Ex James Bond and classical actor Timothy Dalton came on to read the blessing which was written by John Donoghue, a piece of writing which was always on Barry's desk. Dalton read it with much gusto which underlined the loss of the man we were remembering and he did it all without a single glance to the piece of paper he had placed on the lectern which I was most impressed with. Composer David Arnold was introduced next and walked onto the stage with an acoustic guitar. He talked about how Barry was with us tonight, in the high strings, in the brass section and that he was also probably with us somewhere 'in the bar'. He then sang one of the last songs Barry ever wrote called Tick The Days. I didn't know he could sing, he has a wonderful voice and sang it so, so well.

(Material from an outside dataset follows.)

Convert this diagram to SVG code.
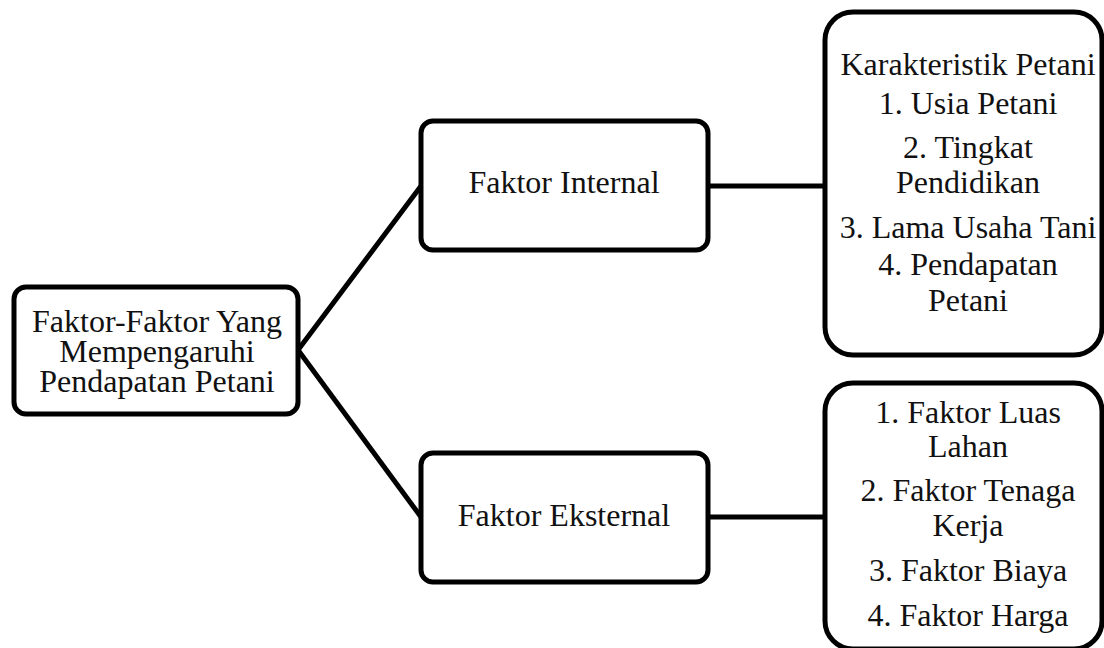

Then came the James Bond Suite: The James Bond Theme, From Russia With Love, Thunderball, 007, You Only Live Twice and Diamonds Are Forever. It was loud, exciting and difficult to not be caught up in as conductor Dodds face showed every facial emotion possible to get the best out of this fantastic orchestra. It bought a well deserved standing ovation. Sir George Martin was the next to sing the merits of the Barry catalogue and for me had the most resonance of the evening as he recalled hearing those pizzicato strings for the first time when Barry was working on a song for Adam Faith and how he would play unusual instruments to create the right atmosphere for a film. He then introduced the headliner for the concert as 'one of the finest dramatic singers ever', then Dame Shirley Bassey, in glittering dress, took centre stage.
She performed Diamonds Are Forever with all the theatricals we love her for and ended as the concert had started, with Goldfinger and yes, she hit that end high note without any trace of effort!
Another standing ovation! A surprise extra was next as David Arnold returned to the stage this time with an electric guitar and like a kid who got the best toy in the Christmas sack, he nailed the James Bond theme with full orchestral backing.

Laurie Barry graciously walked onto the stage to say all the thank you's and was joined again with her son. When she thanked conductor Dodd, he picked up his music book from the podium full of his/Barry's sheet music and with both hands raised it above his head as if to say 'this is it, this is what it's all about'!! The playlist was obvious and had too much emphasis on the Bond scores and for the true fans like myself, I am sure it was a little disappointing. But featured the most was the sweeping orchestral brilliance of Barry and this makes sense. The combination of the Royal Philharmonic and the Royal Albert Hall meant that the playlist demanded to be what it was.
The concert was over, the musicians left the stage, the lights went up and we started to leave the hall. Still on the screen watching, was the huge black & white picture of Barry. I couldn't take my eyes off it and just as I started to go down the stairs, I took one last look and quietly said 'thank you John'.